Economics: Signs of progress in Sheinbaum’s Plan Mexico but excessive optimism and other faults of past years continue to predominate
Plan Mexico: a National Strategy for Industrialization and Shared Prosperity, which the administration of President Claudia Sheinbaum unveiled on January 13, clearly marks a step in the right direction in terms of planning. Complete with a mission and goals for 2030, actions for January-April 2025, as well as strategies, enablers and coordination, it also includes development poles and goals, as well as actions and projects for nine sectors of economic activity.
However, the Plan is marred by several deficiencies, beginning with extraordinarily ambitious goals and a wildly optimistic scope, raising serious concerns that many of its goals and actions are unfeasible. The Plan features entire strategies and actions that lack any budgetary basis, while its overarching statist approach is apparent, with government intervention assigned an increasingly preponderant role.
Its instruments include protectionist measures that are presumably limited to imports from countries with which Mexico lacks free trade agreements, especially China, a focus that would have limited effects. Promises of greater and more expeditious development bank financing have been a staple of recent administrations that have yet to materialize, and this time the commitment faces the added complication that several banks are currently facing non-performing loan issues. We will have to wait for more details on the rest of the Plan’s instruments, and the new decrees, laws and rules that will accompany them, in order to determine their impact and effectiveness. In this week’s Outlook we provide a classification of the Plan’s 2030 targets by degree of feasibility and offer an initial assessment of the Plan and its medium-and-long-term implications.
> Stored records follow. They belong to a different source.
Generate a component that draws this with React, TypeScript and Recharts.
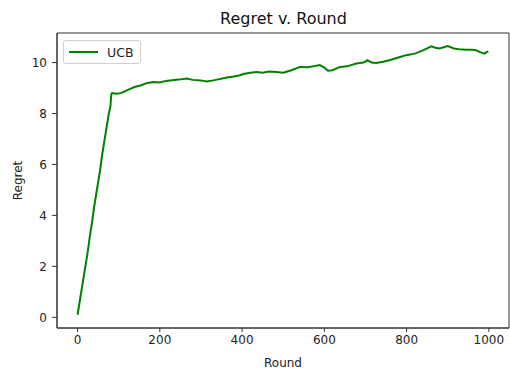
import { LineChart, Line, XAxis, YAxis, Legend, ReferenceArea } from "recharts";

// values
const rounds = [
  0, 5, 10, 15, 20, 25, 30, 35, 40, 45, 50, 55, 60, 65, 70, 76, 80, 82, 84, 95,
  105, 112, 125, 140, 153, 170, 185, 200, 215, 225, 245, 266, 280, 300, 314,
  330, 345, 363, 380, 395, 403, 420, 436, 450, 465, 484, 500, 520, 541, 560,
  575, 589, 600, 609, 620, 638, 655, 678, 695, 705, 715, 726, 743, 760, 780,
  799, 820, 840, 860, 870, 880, 890, 900, 915, 928, 945, 960, 969, 980, 989,
  995, 999,
];
const regret = [
  0.1, 0.6, 1.1, 1.6, 2.1, 2.6, 3.2, 3.7, 4.3, 4.8, 5.3, 5.8, 6.4, 6.9, 7.4,
  8.0, 8.3, 8.75, 8.8, 8.78, 8.8, 8.85, 8.95, 9.05, 9.1, 9.2, 9.24, 9.22, 9.28,
  9.3, 9.33, 9.37, 9.32, 9.3, 9.26, 9.3, 9.35, 9.41, 9.45, 9.5, 9.55, 9.6,
  9.63, 9.6, 9.65, 9.63, 9.6, 9.7, 9.83, 9.82, 9.86, 9.9, 9.8, 9.68, 9.7, 9.83,
  9.85, 9.96, 10.0, 10.09, 10.0, 9.98, 10.03, 10.1, 10.2, 10.29, 10.35, 10.48,
  10.64, 10.58, 10.55, 10.6, 10.65, 10.55, 10.52, 10.5, 10.5, 10.48, 10.4,
  10.35, 10.42, 10.44,
];
const xTicks = [0, 200, 400, 600, 800, 1000];
const yTicks = [0, 2, 4, 6, 8, 10];
const xDomain = [-50, 1049];
const yDomain = [-0.42, 11.16];

const data = rounds.map((r, i) => ({ round: r, ucb: regret[i] }));

const FONT = "'DejaVu Sans', sans-serif";
const AXIS = "#333";
const tickStyle = { fontSize: 12, fill: "#222", fontFamily: FONT };

function LegendBox() {
  return (
    <div
      style={{
        width: 76,
        height: 22,
        border: "1px solid #d0d0d0",
        borderRadius: 3,
        background: "rgba(255,255,255,0.8)",
        display: "flex",
        alignItems: "center",
        fontFamily: FONT,
        fontSize: 12.5,
        color: "#222",
      }}
    >
      <span
        style={{
          display: "inline-block",
          width: 29,
          height: 0,
          borderTop: "2px solid green",
          marginLeft: 5,
          marginRight: 9,
        }}
      />
      UCB
    </div>
  );
}

export default function App() {
  return (
    <div style={{ position: "absolute", left: 0, top: 0, width: 510, height: 371, background: "#fff" }}>
      <div
        style={{
          position: "absolute",
          left: 57,
          top: 9,
          width: 453,
          textAlign: "center",
          fontFamily: FONT,
          fontSize: 16,
          lineHeight: "20px",
          color: "#111",
        }}
      >
        Regret v. Round
      </div>
      <LineChart
        width={510}
        height={371}
        data={data}
        margin={{ top: 33, right: 1, left: 0, bottom: 0 }}
      >
        <XAxis
          dataKey="round"
          type="number"
          domain={xDomain}
          ticks={xTicks}
          tick={tickStyle}
          tickSize={4}
          tickMargin={3}
          stroke={AXIS}
          height={43}
          label={{ value: "Round", position: "insideBottom", offset: 4, style: { fontSize: 12, fill: "#222", fontFamily: FONT } }}
        />
        <YAxis
          type="number"
          domain={yDomain}
          ticks={yTicks}
          tick={tickStyle}
          tickSize={5}
          tickMargin={5}
          stroke={AXIS}
          width={57}
          label={({ viewBox }: any) => (
            <text
              x={18}
              y={viewBox.y + viewBox.height / 2}
              transform={`rotate(-90 18 ${viewBox.y + viewBox.height / 2})`}
              textAnchor="middle"
              dominantBaseline="central"
              style={{ fontSize: 12, fill: "#222", fontFamily: FONT }}
            >
              Regret
            </text>
          )}
        />
        <ReferenceArea
          x1={xDomain[0]}
          x2={xDomain[1]}
          y1={yDomain[0]}
          y2={yDomain[1]}
          fill="none"
          stroke={AXIS}
          strokeWidth={1}
        />
        <Legend
          layout="vertical"
          align="center"
          verticalAlign="middle"
          wrapperStyle={{ left: 63, top: 40, width: "auto", height: "auto" }}
          content={() => <LegendBox />}
        />
        <Line
          type="linear"
          dataKey="ucb"
          name="UCB"
          stroke="green"
          strokeWidth={2}
          dot={false}
          isAnimationActive={false}
        />
      </LineChart>
    </div>
  );
}
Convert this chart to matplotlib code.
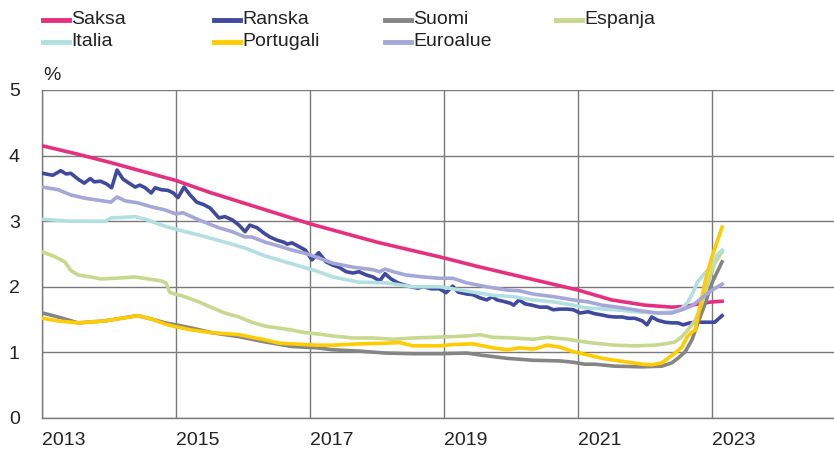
import matplotlib.pyplot as plt
from matplotlib.lines import Line2D

plt.rcParams['font.family'] = ['Liberation Sans', 'DejaVu Sans']

# 10-year government bond yields, %
saksa_x = [2013.0, 2013.5, 2014.0, 2014.5, 2015.0, 2015.5, 2016.0, 2016.5, 2017.0, 2017.5,
           2018.0, 2018.5, 2019.0, 2019.5, 2020.0, 2020.5, 2021.0, 2021.5, 2022.0, 2022.4,
           2022.6, 2022.8, 2023.0, 2023.15]
saksa_y = [4.15, 4.03, 3.90, 3.76, 3.62, 3.44, 3.28, 3.12, 2.96, 2.82,
           2.68, 2.56, 2.44, 2.31, 2.19, 2.07, 1.95, 1.80, 1.72, 1.69,
           1.70, 1.74, 1.77, 1.78]

ranska_x = [2013.01, 2013.16, 2013.28, 2013.36, 2013.43, 2013.54, 2013.63, 2013.72, 2013.78, 2013.87,
            2013.96, 2014.04, 2014.12, 2014.21, 2014.30, 2014.39, 2014.46, 2014.54, 2014.63, 2014.69,
            2014.78, 2014.88, 2014.96, 2015.03, 2015.12, 2015.21, 2015.31, 2015.42, 2015.51, 2015.58,
            2015.64, 2015.73, 2015.84, 2015.94, 2016.03, 2016.10, 2016.21, 2016.31, 2016.40, 2016.51,
            2016.61, 2016.66, 2016.73, 2016.84, 2016.93, 2017.03, 2017.13, 2017.24, 2017.34, 2017.43,
            2017.54, 2017.64, 2017.73, 2017.84, 2017.94, 2018.04, 2018.12, 2018.21, 2018.31, 2018.40,
            2018.51, 2018.61, 2018.70, 2018.81, 2018.93, 2019.03, 2019.13, 2019.21, 2019.34, 2019.43,
            2019.54, 2019.64, 2019.72, 2019.79, 2019.88, 2019.99, 2020.04, 2020.12, 2020.21, 2020.31,
            2020.43, 2020.54, 2020.63, 2020.73, 2020.84, 2020.93, 2021.03, 2021.15, 2021.25, 2021.36,
            2021.45, 2021.55, 2021.66, 2021.75, 2021.85, 2021.96, 2022.03, 2022.10, 2022.19, 2022.30,
            2022.40, 2022.49, 2022.57, 2022.67, 2022.78, 2022.90, 2023.04, 2023.15]
ranska_y = [3.73, 3.70, 3.77, 3.72, 3.73, 3.64, 3.58, 3.65, 3.60, 3.61,
            3.57, 3.51, 3.78, 3.64, 3.58, 3.52, 3.55, 3.51, 3.43, 3.51,
            3.48, 3.47, 3.43, 3.36, 3.52, 3.40, 3.29, 3.25, 3.20, 3.12,
            3.05, 3.07, 3.02, 2.94, 2.84, 2.94, 2.90, 2.82, 2.76, 2.71,
            2.68, 2.65, 2.67, 2.61, 2.56, 2.41, 2.52, 2.38, 2.33, 2.30,
            2.23, 2.21, 2.23, 2.18, 2.15, 2.09, 2.20, 2.12, 2.06, 2.03,
            2.00, 1.98, 2.00, 1.97, 1.97, 1.91, 2.01, 1.92, 1.89, 1.88,
            1.83, 1.80, 1.85, 1.80, 1.78, 1.75, 1.72, 1.80, 1.74, 1.72,
            1.69, 1.69, 1.65, 1.66, 1.66, 1.65, 1.60, 1.62, 1.59, 1.57,
            1.55, 1.54, 1.54, 1.52, 1.52, 1.48, 1.42, 1.54, 1.49, 1.46,
            1.45, 1.45, 1.42, 1.45, 1.46, 1.46, 1.46, 1.56]

suomi_x = [2013.01, 2013.24, 2013.54, 2013.94, 2014.18, 2014.43, 2014.63, 2014.84, 2015.0, 2015.24,
           2015.54, 2015.94, 2016.33, 2016.73, 2017.10, 2017.34, 2017.73, 2018.13, 2018.54, 2018.94,
           2019.34, 2019.54, 2019.94, 2020.33, 2020.73, 2020.93, 2021.10, 2021.25, 2021.55, 2021.96,
           2022.25, 2022.40, 2022.49, 2022.60, 2022.70, 2022.79, 2022.90, 2023.0, 2023.15]
suomi_y = [1.60, 1.54, 1.45, 1.48, 1.52, 1.56, 1.51, 1.45, 1.42, 1.37,
           1.30, 1.24, 1.16, 1.09, 1.07, 1.04, 1.02, 0.99, 0.98, 0.98,
           0.99, 0.96, 0.91, 0.88, 0.87, 0.85, 0.82, 0.82, 0.79, 0.78,
           0.79, 0.84, 0.91, 1.01, 1.19, 1.45, 1.75, 2.06, 2.38]

espanja_x = [2013.01, 2013.19, 2013.34, 2013.43, 2013.54, 2013.73, 2013.88, 2014.09, 2014.39, 2014.58,
             2014.78, 2014.85, 2014.91, 2015.10, 2015.34, 2015.54, 2015.73, 2015.94, 2016.13, 2016.33,
             2016.54, 2016.73, 2016.93, 2017.13, 2017.34, 2017.64, 2017.94, 2018.24, 2018.54, 2018.84,
             2019.10, 2019.34, 2019.54, 2019.73, 2020.03, 2020.33, 2020.54, 2020.84, 2021.10, 2021.25,
             2021.55, 2021.85, 2022.15, 2022.30, 2022.45, 2022.55, 2022.64, 2022.75, 2022.85, 2022.94,
             2023.04, 2023.15]
espanja_y = [2.53, 2.46, 2.38, 2.25, 2.18, 2.15, 2.12, 2.13, 2.15, 2.12,
             2.09, 2.06, 1.91, 1.86, 1.77, 1.68, 1.60, 1.54, 1.46, 1.40,
             1.37, 1.34, 1.30, 1.28, 1.25, 1.22, 1.22, 1.20, 1.22, 1.23,
             1.24, 1.25, 1.27, 1.23, 1.22, 1.20, 1.23, 1.20, 1.16, 1.14,
             1.11, 1.10, 1.11, 1.13, 1.16, 1.24, 1.34, 1.49, 1.75, 2.06,
             2.36, 2.53]

italia_x = [2013.01, 2013.43, 2013.94, 2014.03, 2014.24, 2014.39, 2014.54, 2014.73, 2014.88, 2015.10,
            2015.34, 2015.73, 2016.03, 2016.33, 2016.63, 2016.93, 2017.10, 2017.34, 2017.73, 2018.13,
            2018.54, 2018.94, 2019.13, 2019.43, 2019.73, 2020.03, 2020.33, 2020.63, 2020.93, 2021.10,
            2021.25, 2021.55, 2021.85, 2022.15, 2022.40, 2022.55, 2022.64, 2022.72, 2022.78, 2022.87,
            2023.0, 2023.07, 2023.15]
italia_y = [3.03, 3.00, 3.00, 3.05, 3.06, 3.07, 3.03, 2.96, 2.91, 2.85,
            2.79, 2.68, 2.59, 2.47, 2.38, 2.29, 2.24, 2.15, 2.07, 2.06,
            2.00, 2.00, 1.97, 1.92, 1.87, 1.85, 1.80, 1.77, 1.72, 1.68,
            1.67, 1.65, 1.62, 1.60, 1.62, 1.67, 1.77, 1.92, 2.07, 2.18,
            2.33, 2.48, 2.56]

portugali_x = [2013.01, 2013.24, 2013.54, 2013.94, 2014.18, 2014.43, 2014.63, 2014.84, 2015.0, 2015.24,
               2015.54, 2015.94, 2016.33, 2016.54, 2016.73, 2017.10, 2017.34, 2017.73, 2018.13, 2018.33,
               2018.54, 2018.94, 2019.13, 2019.43, 2019.73, 2019.94, 2020.13, 2020.33, 2020.54, 2020.73,
               2020.93, 2021.15, 2021.36, 2021.55, 2021.75, 2021.96, 2022.10, 2022.25, 2022.34, 2022.45,
               2022.55, 2022.63, 2022.70, 2022.75, 2022.82, 2022.90, 2023.0, 2023.15]
portugali_y = [1.52, 1.48, 1.45, 1.48, 1.52, 1.56, 1.51, 1.43, 1.39, 1.34,
               1.30, 1.27, 1.19, 1.14, 1.13, 1.11, 1.11, 1.13, 1.14, 1.15,
               1.10, 1.10, 1.12, 1.13, 1.07, 1.04, 1.07, 1.05, 1.11, 1.08,
               1.01, 0.96, 0.91, 0.88, 0.85, 0.82, 0.81, 0.84, 0.91, 0.99,
               1.08, 1.24, 1.31, 1.34, 1.69, 2.10, 2.46, 2.91]

euroalue_x = [2013.01, 2013.24, 2013.43, 2013.64, 2013.84, 2014.03, 2014.12, 2014.24, 2014.43, 2014.63,
              2014.84, 2015.0, 2015.10, 2015.34, 2015.64, 2015.84, 2016.03, 2016.13, 2016.33, 2016.54,
              2016.73, 2016.93, 2017.13, 2017.34, 2017.64, 2017.94, 2018.04, 2018.12, 2018.24, 2018.43,
              2018.69, 2018.93, 2019.13, 2019.34, 2019.64, 2019.94, 2020.12, 2020.33, 2020.63, 2020.93,
              2021.15, 2021.36, 2021.66, 2021.96, 2022.19, 2022.40, 2022.55, 2022.70, 2022.85, 2023.0,
              2023.15]
euroalue_y = [3.52, 3.48, 3.40, 3.35, 3.32, 3.29, 3.37, 3.31, 3.28, 3.22,
              3.17, 3.11, 3.13, 3.02, 2.90, 2.84, 2.76, 2.76, 2.68, 2.62,
              2.56, 2.51, 2.44, 2.36, 2.30, 2.26, 2.23, 2.27, 2.23, 2.18,
              2.15, 2.13, 2.13, 2.06, 2.00, 1.95, 1.94, 1.89, 1.85, 1.80,
              1.77, 1.72, 1.68, 1.63, 1.60, 1.60, 1.65, 1.71, 1.83, 1.95,
              2.04]

series = [
    ('Saksa', saksa_x, saksa_y, '#e6307f'),
    ('Ranska', ranska_x, ranska_y, '#3f4a9e'),
    ('Suomi', suomi_x, suomi_y, '#858585'),
    ('Espanja', espanja_x, espanja_y, '#c6d98f'),
    ('Italia', italia_x, italia_y, '#b2e0e1'),
    ('Portugali', portugali_x, portugali_y, '#ffcc00'),
    ('Euroalue', euroalue_x, euroalue_y, '#a5a7d8'),
]

year_ticks = [2013, 2015, 2017, 2019, 2021, 2023]

W, H = 834, 453
fig = plt.figure(figsize=(W / 100, H / 100), dpi=100)
ax = fig.add_axes([42 / W, 1 - 418 / H, 1 - 42 / W, (418 - 90) / H])

for name, xs, ys, col in series:
    ax.plot(xs, ys, color=col, lw=2.6, solid_joinstyle='round', zorder=3)

ax.set_xlim(2013, 2013 + (W - 42) / 67)
ax.set_ylim(0, 5)
ax.set_yticks(range(6))
ax.set_xticks(year_ticks)
ax.set_xticklabels([str(y) for y in year_ticks], ha='left')
ax.tick_params(length=0, labelsize=14, colors='#222222')
ax.tick_params(axis='y', pad=16)
ax.tick_params(axis='x', pad=10)
ax.grid(True, color='#7a7a7a', lw=1)
for s in ['top', 'right']:
    ax.spines[s].set_visible(False)
for s in ['left', 'bottom']:
    ax.spines[s].set_color('#7a7a7a')
    ax.spines[s].set_linewidth(1)

fig.text(52 / W, 1 - 75 / H, '%', ha='center', va='center', fontsize=14, color='#222222')

# legend laid out in fixed columns, two rows
for i, (name, xs, ys, col) in enumerate(series):
    row, c = divmod(i, 4)
    x0 = 43 + c * 171
    yc = 1 - (20 + row * 22) / H
    fig.add_artist(Line2D([x0 / W, (x0 + 26) / W], [yc, yc], color=col, lw=3.5,
                          transform=fig.transFigure))
    fig.text((x0 + 28) / W, yc, name, ha='left', va='center', fontsize=14, color='#222222')

fig.savefig('out.png', dpi=100)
In economic indicators released last week, private consumption grew by one half a percentage point in October 2024, a third consecutive month of deceleration. Growth remained concentrated in imported goods but demand in this category has slowed considerably from the almost 20% pace of 2023 and the first half of 2024. The pace of services consumption has fallen to less than half its 2023 average. Moreover, October delivered a second consecutive drop in gross fixed investment in response to the ongoing weakening of construction investment.